The title said it all, but Buckley being Buckley even then, he expounded on his theme at a sesquipedalian length. Which was enough to reduce Yale's McGeorge Bundy, who would go on to become the architect of the Vietnam War and other disasters, to the sputtering rage of all capital-L Liberals when they're pinned like butterflies to a board, or rather like drab moths. It was just the sort of reaction Buckley thrived on throughout his career. (Years later, he would orchestrate the excommunication of the John Birch Society from the respectable right with the same touch.)


Buckley would go on to many another triumph, from his founding of National Review to his innumerable columns, essays, novels, books, travels, grand adventures and grander spoofs. My favorite among his book titles was the one he gave his history of the National Review. It's enough to warm the heart, and gut, of any editorial page editor: "Cancel Your Own Goddam Subscription." As one of his critics noted, he had a talent unusual in someone of deep political convictions; he was unlikely to "ruin a dinner party." Quite the contrary. Where Buckley was, there was festivity.

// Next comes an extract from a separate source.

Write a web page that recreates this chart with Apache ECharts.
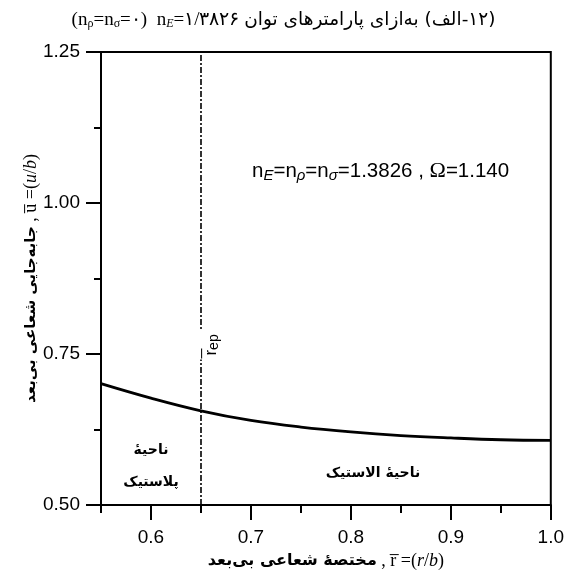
<!DOCTYPE html>
<html>
<head>
<meta charset="utf-8">
<script src="https://cdn.jsdelivr.net/npm/echarts@6/dist/echarts.min.js"></script>
<style>
  html, body { margin: 0; padding: 0; background: #fff; }
  #chart { width: 567px; height: 578px; }
</style>
</head>
<body>
<div id="chart"></div>
<script>
// dimensionless radius r/b and radial displacement u/b
const rValues = [0.55, 0.6, 0.65, 0.7, 0.75, 0.8, 0.85, 0.9, 0.95, 1.0];
const uValues = [0.701, 0.677, 0.656, 0.640, 0.629, 0.621, 0.615, 0.611, 0.608, 0.607];

const rEp = 0.65;
const rEpLabelAt = 0.765;
const xMajor = [0.6, 0.7, 0.8, 0.9, 1.0];
const xMinor = [0.55, 0.65, 0.75, 0.85, 0.95];
const yMajor = [0.5, 0.75, 1.0, 1.25];
const yMinor = [0.625, 0.875, 1.125];

const LAT = "'Liberation Sans', Arial, sans-serif";
const SER = "'Liberation Serif', 'DejaVu Serif', serif";
const FA = "'DejaVu Sans', sans-serif";
const RLI = '\u2067', PDI = '\u2069';

const chart = echarts.init(document.getElementById('chart'));

const axisLine = { show: true, lineStyle: { color: '#000', width: 2 } };

const option = {
  animation: false,
  backgroundColor: '#fff',
  title: {
    left: 'center', top: 5,
    text: '{t|(n}{s|ρ}{t|=n}{s|σ}{t|=۰)  n}{si|E}{t|=۱/۳۸۲۶ }{fa|' + RLI + '(۱۲-الف) به‌ازای پارامترهای توان' + PDI + '}',
    textStyle: {
      fontWeight: 'normal',
      rich: {
        t: { fontFamily: SER, fontSize: 19, fontWeight: 'normal', color: '#000' },
        s: { fontFamily: SER, fontSize: 12, fontWeight: 'normal', color: '#000', padding: [8, 0, 0, 0] },
        si: { fontFamily: SER, fontSize: 12, fontWeight: 'normal', fontStyle: 'italic', color: '#000', padding: [8, 0, 0, 0] },
        fa: { fontFamily: FA, fontSize: 18.5, fontWeight: 'normal', color: '#000' }
      }
    }
  },
  grid: { left: 101, right: 15, top: 52, bottom: 73, show: true, borderColor: '#000', borderWidth: 2 },
  xAxis: [
    {
      type: 'value', min: 0.55, max: 1.0, position: 'bottom',
      axisLine: axisLine,
      axisTick: { show: true, inside: false, length: 8, lineStyle: { color: '#000', width: 2 }, customValues: xMinor },
      axisLabel: { show: false },
      splitLine: { show: false },
      name: '{fa|' + RLI + 'مختصهٔ شعاعی بی‌بعد' + PDI + '}{t| , r\u0305 =(}{i|r}{t|/}{i|b}{t|)}',
      nameLocation: 'middle', nameGap: 47,
      nameTextStyle: {
        rich: {
          fa: { fontFamily: FA, fontSize: 16, fontWeight: 'bold', color: '#000' },
          t: { fontFamily: SER, fontSize: 18, color: '#000' },
          i: { fontFamily: SER, fontSize: 18, fontStyle: 'italic', color: '#000' }
        }
      }
    },
    {
      type: 'value', min: 0.55, max: 1.0, position: 'bottom',
      axisLine: { show: false },
      axisTick: { show: true, inside: false, length: 15, lineStyle: { color: '#000', width: 2 }, customValues: xMajor },
      axisLabel: {
        show: true, customValues: xMajor, margin: 23,
        fontFamily: LAT, fontSize: 19, color: '#000',
        formatter: v => v.toFixed(1)
      },
      splitLine: { show: false }
    }
  ],
  yAxis: [
    {
      type: 'value', min: 0.5, max: 1.25, position: 'left',
      axisLine: axisLine,
      axisTick: { show: true, inside: false, length: 7, lineStyle: { color: '#000', width: 2 }, customValues: yMinor },
      axisLabel: { show: false },
      splitLine: { show: false },
      name: '{fa|' + RLI + 'جابه‌جایی شعاعی بی‌بعد' + PDI + '}{t| , u\u0305 =(}{i|u}{t|/}{i|b}{t|)}',
      nameLocation: 'middle', nameGap: 61, nameRotate: 90,
      nameTextStyle: {
        rich: {
          fa: { fontFamily: FA, fontSize: 15, fontWeight: 'bold', color: '#000' },
          t: { fontFamily: SER, fontSize: 18, color: '#000' },
          i: { fontFamily: SER, fontSize: 18, fontStyle: 'italic', color: '#000' }
        }
      }
    },
    {
      type: 'value', min: 0.5, max: 1.25, position: 'left',
      axisLine: { show: false },
      axisTick: { show: true, inside: false, length: 15, lineStyle: { color: '#000', width: 2 }, customValues: yMajor },
      axisLabel: {
        show: true, customValues: yMajor, margin: 21,
        fontFamily: LAT, fontSize: 19, color: '#000',
        formatter: v => v.toFixed(2)
      },
      splitLine: { show: false }
    }
  ],
  graphic: [
    {
      type: 'text', left: 252, top: 160,
      style: {
        text: '{t|n}{s|E}{t|=n}{s|ρ}{t|=n}{s|σ}{t|=1.3826 , }{o|Ω}{t|=1.140}',
        rich: {
          t: { fontFamily: LAT, fontSize: 20.5, fill: '#000' },
          s: { fontFamily: LAT, fontSize: 15, fontStyle: 'italic', fill: '#000', padding: [9, 0, 0, 0] },
          o: { fontFamily: SER, fontSize: 22, fill: '#000' }
        }
      }
    },
    {
      type: 'text', x: 151, y: 466,
      style: {
        text: RLI + 'ناحیهٔ' + PDI + '\n' + RLI + 'پلاستیک' + PDI,
        align: 'center', verticalAlign: 'middle', lineHeight: 32,
        fontFamily: FA, fontSize: 14, fontWeight: 'bold', fill: '#000'
      }
    },
    {
      type: 'text', x: 373, y: 473,
      style: {
        text: RLI + 'ناحیهٔ الاستیک' + PDI,
        align: 'center', verticalAlign: 'middle',
        fontFamily: FA, fontSize: 14, fontWeight: 'bold', fill: '#000'
      }
    }
  ],
  series: [
    {
      type: 'line',
      data: rValues.map((r, i) => [r, uValues[i]]),
      xAxisIndex: 0, yAxisIndex: 0,
      smooth: 0.4, showSymbol: false,
      lineStyle: { color: '#000', width: 2.8 },
      z: 3,
      markLine: {
        silent: true, symbol: 'none', z: 2,
        lineStyle: { color: '#000', width: 1.6, type: [6, 2, 2, 2] },
        label: { show: false },
        data: [{ xAxis: rEp }]
      },
      markPoint: {
        silent: true, symbol: 'rect', symbolSize: [1, 1], z: 10,
        itemStyle: { color: 'rgba(0,0,0,0)' },
        label: {
          show: true, position: 'inside', offset: [0, 6],
          formatter: '{a|r\u0305}{b|ep}',
          rotate: 90,
          backgroundColor: '#fff', padding: [12, 4, 4, 4],
          rich: {
            a: { fontFamily: LAT, fontSize: 17, color: '#000' },
            b: { fontFamily: LAT, fontSize: 14, color: '#000', padding: [6, 0, 0, 0] }
          }
        },
        data: [{ coord: [rEp, rEpLabelAt] }]
      }
    }
  ]
};

chart.setOption(option);
</script>
</body>
</html>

If you seek his monument today, just look around. Conservatism is now the dominant American political philosophy, and liberalism the series of irritable mental gestures. But nothing disorganizes an army or cause like victory. Conservatism's intellectual dominance now shows in its smug self-satisfaction, its various cracks and fault lines, its slow subsidence from fighting idea to just reflex, its progression from courage to hubris. And there is no new Buckley in sight, someone who could both mobilize and re-invigorate the old true ideas, even while entertaining us all. But the sea change i American ideas that he presided over is unmistakable.

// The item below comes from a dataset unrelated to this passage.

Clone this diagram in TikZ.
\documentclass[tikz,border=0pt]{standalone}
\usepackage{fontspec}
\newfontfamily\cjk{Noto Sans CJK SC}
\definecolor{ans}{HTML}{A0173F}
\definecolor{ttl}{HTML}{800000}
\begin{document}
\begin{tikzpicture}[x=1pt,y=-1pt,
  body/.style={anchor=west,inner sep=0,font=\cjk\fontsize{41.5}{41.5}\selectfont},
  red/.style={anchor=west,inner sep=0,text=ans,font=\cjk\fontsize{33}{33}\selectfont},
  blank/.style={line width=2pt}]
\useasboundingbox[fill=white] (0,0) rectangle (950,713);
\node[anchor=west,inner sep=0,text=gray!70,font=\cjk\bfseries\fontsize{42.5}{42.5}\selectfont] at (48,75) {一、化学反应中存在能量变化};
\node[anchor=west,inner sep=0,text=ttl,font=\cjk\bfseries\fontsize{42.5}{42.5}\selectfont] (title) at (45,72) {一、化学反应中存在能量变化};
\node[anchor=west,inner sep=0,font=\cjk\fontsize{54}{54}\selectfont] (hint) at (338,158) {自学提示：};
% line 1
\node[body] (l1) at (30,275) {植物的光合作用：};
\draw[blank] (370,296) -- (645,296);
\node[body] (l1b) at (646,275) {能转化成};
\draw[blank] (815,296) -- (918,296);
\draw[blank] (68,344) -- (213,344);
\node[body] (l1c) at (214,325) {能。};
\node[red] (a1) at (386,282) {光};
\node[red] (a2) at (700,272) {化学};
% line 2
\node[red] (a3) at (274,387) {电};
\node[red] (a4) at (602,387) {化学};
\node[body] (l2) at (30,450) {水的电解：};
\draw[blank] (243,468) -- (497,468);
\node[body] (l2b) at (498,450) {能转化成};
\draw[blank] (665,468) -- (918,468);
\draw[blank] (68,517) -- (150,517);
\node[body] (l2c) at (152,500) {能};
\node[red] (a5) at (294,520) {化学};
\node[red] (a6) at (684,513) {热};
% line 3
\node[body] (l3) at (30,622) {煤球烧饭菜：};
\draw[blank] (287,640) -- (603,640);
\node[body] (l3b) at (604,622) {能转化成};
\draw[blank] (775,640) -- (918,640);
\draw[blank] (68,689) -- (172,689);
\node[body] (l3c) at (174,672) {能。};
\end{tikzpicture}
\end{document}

Between them, William F. Buckley in "G-d and Man at Yale," and his friend, mentor and conscience, Whittaker Chambers in "Witness," made a revolution in American political thought and action even if few could see it coming. It was Buckley's National Review that midwifed the intellectual revolution that preceded the popular one, as intellectual revolutions do. His wit, promise and general lilt overlay a steely mind and will that was Roman in the sense of both the Republic and the Church. What a rarity he was, unfortunately. Something tells me we have only begun to miss William F. Buckley Jr.